— start of Recorded information —
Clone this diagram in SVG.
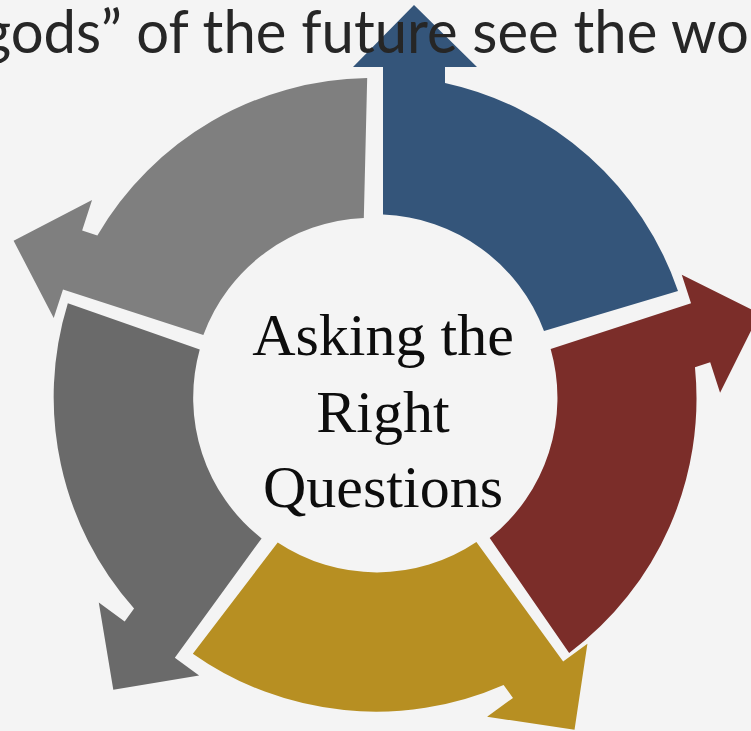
— end of Recorded information —
— start of Recorded information —
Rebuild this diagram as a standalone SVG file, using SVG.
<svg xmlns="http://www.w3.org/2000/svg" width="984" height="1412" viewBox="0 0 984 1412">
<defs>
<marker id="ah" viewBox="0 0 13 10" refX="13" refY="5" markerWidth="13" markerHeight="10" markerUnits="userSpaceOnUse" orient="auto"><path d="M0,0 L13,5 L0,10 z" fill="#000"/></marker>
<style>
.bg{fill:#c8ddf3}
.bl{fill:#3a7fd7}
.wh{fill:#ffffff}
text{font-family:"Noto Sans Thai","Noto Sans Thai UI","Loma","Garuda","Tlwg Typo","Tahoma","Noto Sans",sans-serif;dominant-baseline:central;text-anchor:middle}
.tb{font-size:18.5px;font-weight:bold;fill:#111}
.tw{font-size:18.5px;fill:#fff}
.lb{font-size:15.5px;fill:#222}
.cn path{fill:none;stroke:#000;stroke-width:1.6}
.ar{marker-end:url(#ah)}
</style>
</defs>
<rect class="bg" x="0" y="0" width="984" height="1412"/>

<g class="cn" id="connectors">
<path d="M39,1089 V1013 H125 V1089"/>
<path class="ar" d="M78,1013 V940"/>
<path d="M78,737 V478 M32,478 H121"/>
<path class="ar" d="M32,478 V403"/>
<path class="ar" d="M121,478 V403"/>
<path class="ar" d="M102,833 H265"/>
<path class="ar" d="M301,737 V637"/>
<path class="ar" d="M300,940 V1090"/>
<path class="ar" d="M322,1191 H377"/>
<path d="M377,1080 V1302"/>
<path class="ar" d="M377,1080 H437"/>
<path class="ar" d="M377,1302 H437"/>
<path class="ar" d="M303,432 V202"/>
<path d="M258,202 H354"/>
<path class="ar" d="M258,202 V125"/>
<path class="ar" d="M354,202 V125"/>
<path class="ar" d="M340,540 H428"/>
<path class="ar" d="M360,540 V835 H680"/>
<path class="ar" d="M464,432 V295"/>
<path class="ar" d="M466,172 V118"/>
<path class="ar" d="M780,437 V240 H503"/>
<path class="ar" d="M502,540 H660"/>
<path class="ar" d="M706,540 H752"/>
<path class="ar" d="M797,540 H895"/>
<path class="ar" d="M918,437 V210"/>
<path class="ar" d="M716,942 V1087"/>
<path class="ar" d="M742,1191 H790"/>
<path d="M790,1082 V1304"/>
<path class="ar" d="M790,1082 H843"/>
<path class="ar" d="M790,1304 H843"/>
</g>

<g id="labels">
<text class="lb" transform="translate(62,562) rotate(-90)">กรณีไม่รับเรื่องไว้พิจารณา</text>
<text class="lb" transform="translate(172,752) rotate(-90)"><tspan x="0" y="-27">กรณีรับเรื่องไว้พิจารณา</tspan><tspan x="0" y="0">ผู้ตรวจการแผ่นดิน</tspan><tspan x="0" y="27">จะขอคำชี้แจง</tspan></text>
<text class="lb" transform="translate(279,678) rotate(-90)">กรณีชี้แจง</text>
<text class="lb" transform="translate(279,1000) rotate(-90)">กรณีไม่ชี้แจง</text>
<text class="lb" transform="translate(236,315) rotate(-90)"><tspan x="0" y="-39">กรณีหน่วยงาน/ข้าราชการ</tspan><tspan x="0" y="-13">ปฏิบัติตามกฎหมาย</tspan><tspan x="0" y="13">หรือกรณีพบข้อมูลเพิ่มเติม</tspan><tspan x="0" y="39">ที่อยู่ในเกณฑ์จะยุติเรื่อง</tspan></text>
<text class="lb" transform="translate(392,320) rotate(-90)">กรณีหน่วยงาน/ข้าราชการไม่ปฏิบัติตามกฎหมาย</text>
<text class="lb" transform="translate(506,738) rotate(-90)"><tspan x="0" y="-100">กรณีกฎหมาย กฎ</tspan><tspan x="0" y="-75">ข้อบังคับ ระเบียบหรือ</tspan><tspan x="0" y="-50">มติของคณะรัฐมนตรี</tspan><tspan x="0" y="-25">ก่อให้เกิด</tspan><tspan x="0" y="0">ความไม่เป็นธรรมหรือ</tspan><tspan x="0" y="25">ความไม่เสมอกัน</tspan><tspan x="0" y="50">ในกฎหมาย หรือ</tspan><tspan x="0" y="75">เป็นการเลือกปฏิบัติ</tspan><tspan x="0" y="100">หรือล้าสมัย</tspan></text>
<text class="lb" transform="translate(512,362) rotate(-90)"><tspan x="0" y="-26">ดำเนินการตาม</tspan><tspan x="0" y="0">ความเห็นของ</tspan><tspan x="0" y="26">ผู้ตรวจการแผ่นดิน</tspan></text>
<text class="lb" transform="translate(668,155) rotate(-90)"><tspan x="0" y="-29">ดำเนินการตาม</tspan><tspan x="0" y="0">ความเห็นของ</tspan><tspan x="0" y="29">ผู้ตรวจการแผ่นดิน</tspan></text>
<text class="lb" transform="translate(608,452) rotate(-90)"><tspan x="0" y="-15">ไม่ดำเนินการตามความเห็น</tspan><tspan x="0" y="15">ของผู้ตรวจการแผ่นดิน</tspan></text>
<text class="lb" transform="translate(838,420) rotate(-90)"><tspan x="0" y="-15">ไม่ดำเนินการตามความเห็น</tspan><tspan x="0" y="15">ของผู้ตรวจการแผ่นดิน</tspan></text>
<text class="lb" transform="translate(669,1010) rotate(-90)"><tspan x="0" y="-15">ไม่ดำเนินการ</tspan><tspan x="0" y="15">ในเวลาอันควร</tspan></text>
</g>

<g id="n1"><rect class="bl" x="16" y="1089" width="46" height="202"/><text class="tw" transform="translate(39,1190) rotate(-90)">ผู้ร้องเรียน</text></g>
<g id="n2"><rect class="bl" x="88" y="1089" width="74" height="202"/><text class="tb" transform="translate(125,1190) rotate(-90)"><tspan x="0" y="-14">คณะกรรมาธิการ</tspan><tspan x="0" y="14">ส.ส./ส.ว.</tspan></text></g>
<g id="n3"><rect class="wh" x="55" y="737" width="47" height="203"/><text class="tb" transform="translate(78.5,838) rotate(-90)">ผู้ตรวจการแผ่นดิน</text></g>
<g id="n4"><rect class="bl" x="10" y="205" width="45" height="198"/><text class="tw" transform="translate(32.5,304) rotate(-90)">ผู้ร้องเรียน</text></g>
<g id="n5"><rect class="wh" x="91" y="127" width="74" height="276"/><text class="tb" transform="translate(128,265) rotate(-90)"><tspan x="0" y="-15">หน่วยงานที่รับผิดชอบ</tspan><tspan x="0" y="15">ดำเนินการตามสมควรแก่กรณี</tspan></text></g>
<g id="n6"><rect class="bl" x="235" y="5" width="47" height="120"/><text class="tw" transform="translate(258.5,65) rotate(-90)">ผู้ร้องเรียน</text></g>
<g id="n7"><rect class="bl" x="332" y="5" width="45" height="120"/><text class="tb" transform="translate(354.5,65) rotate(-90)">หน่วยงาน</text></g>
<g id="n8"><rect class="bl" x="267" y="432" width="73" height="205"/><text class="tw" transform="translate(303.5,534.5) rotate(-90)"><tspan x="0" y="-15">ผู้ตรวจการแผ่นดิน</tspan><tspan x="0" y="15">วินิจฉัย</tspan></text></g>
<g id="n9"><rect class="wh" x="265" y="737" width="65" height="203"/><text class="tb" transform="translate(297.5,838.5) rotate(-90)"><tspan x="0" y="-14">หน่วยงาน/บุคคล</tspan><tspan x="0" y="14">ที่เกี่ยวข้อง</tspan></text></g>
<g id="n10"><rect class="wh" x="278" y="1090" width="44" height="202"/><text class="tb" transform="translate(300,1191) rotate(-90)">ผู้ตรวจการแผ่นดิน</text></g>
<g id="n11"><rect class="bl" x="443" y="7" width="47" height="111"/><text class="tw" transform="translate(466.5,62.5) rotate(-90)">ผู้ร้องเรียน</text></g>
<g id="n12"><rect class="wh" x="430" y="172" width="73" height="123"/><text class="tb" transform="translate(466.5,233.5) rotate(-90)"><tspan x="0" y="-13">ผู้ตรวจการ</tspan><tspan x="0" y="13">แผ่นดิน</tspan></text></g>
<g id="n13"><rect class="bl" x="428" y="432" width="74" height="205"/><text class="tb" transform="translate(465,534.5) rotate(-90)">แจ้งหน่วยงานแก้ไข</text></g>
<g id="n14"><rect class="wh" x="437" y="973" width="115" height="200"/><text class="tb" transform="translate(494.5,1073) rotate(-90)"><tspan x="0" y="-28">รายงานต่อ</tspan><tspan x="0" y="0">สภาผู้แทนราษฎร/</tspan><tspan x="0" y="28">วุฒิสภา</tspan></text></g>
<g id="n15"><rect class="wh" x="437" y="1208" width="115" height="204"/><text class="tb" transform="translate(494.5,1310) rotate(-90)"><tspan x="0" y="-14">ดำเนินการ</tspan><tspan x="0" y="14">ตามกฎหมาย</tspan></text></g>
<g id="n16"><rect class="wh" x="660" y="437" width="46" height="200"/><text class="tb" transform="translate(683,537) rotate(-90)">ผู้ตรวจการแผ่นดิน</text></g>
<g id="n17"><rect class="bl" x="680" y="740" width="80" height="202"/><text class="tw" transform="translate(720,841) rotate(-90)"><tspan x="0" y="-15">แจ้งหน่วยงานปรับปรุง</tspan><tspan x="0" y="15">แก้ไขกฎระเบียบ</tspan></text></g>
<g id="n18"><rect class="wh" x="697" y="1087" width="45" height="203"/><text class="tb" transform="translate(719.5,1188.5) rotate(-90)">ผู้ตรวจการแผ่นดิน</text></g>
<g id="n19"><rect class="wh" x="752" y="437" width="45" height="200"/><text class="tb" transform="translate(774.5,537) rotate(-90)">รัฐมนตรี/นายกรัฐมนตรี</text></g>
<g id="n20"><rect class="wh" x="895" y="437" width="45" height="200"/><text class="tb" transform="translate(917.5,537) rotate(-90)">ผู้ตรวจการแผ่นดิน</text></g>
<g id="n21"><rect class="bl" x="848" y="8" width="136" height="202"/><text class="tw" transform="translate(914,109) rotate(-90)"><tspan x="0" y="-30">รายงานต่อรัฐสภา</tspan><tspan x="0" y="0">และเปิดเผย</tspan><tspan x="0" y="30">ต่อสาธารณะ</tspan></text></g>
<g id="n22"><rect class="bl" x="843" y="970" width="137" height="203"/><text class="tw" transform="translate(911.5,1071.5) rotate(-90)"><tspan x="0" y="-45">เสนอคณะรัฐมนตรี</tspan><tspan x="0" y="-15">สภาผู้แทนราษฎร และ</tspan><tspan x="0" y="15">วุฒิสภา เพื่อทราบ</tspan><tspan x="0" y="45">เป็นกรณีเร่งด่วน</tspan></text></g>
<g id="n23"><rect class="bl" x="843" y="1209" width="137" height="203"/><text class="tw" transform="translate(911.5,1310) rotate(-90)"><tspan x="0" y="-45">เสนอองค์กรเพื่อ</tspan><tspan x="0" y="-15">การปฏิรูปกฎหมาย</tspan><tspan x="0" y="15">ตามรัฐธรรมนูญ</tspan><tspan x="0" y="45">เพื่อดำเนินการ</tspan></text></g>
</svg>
— end of Recorded information —
— start of Recorded information —
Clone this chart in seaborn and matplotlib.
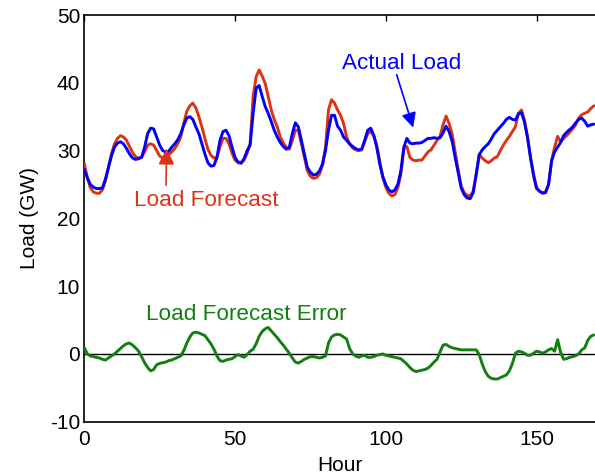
— end of Recorded information —
**Your goal:** A number is the only answer here: how many lines of the material above contain "diagram"?

**Solution for this exercise:** 2